Her kibbutz, which has a volunteer security team and several methods of communicating warnings, alerted residents that the community had been infiltrated by attackers and that residents needed to seek shelter.

“We were just on our phones the whole entire time trying to calm down my baby without food, without water, without diapers,” she said. She shared her live location on her phone with her family.

To calm her daughter, she made toys out of random items in the safe room, including a wallet. “I cut it open so she could put stuff in it and take out,” Ms. Kurtzman said, adding, “mostly she was just amazing.”

“Thank God she’s young enough to not understand what’s going on.”

At one point, Ms. Kurtzman decided to exit the safe room to grab water, food, diapers and a knife. “I ran out knowing that I might be meeting a terrorist at my fridge, but I felt like I needed to feed my daughter,” she said.

As the fighting continued outside, thoughts of the family’s future stayed top of mind.

“I looked at my husband and I said to him like, ‘Where are we going to live? Is this place going to exist? Are we going to want to put our daughter in this situation?’” she said.

Altogether, they spent 26 hours in the safe room before receiving a notification that it was safe to exit.
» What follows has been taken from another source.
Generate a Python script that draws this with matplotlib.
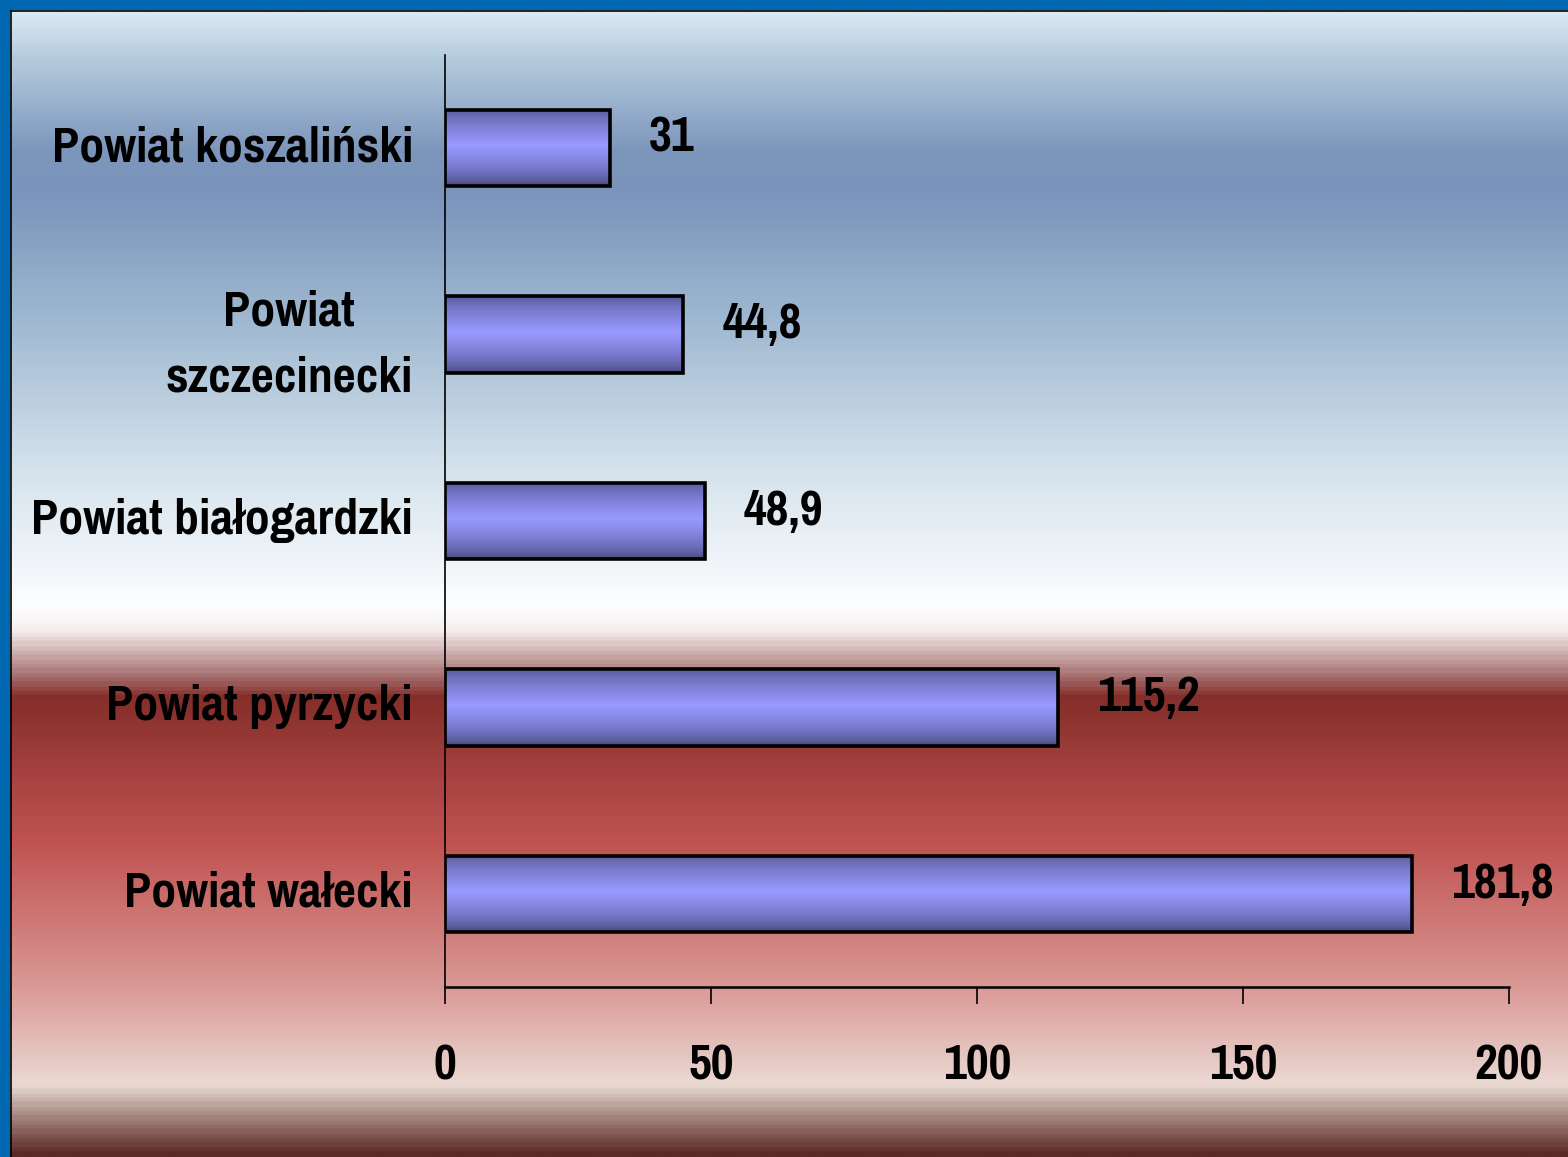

Outside, Ms. Kurtzman took in the alarming aftermath: the community’s barn had been burned down, and in the streets, cars riddled with bullets had been flipped over.

Her sister, Adena Lesnick-Weil, who was in Jerusalem, described the terror of not being able to help her sister.

“It’s 26 hours, but when you’re a family member, it was centuries, it was years,” she said, adding, “I just needed her to get out of there.”

Ms. Kurtzman’s husband has been drafted, and she says she would typically be as well, but that her new role as a mother has altered the calculation for her.

“It’s the first time that something like this has happened, and I’m a mother, and I’m torn,” she said. “I feel guilty that it’s not obvious for me that I have to be a mother right now.”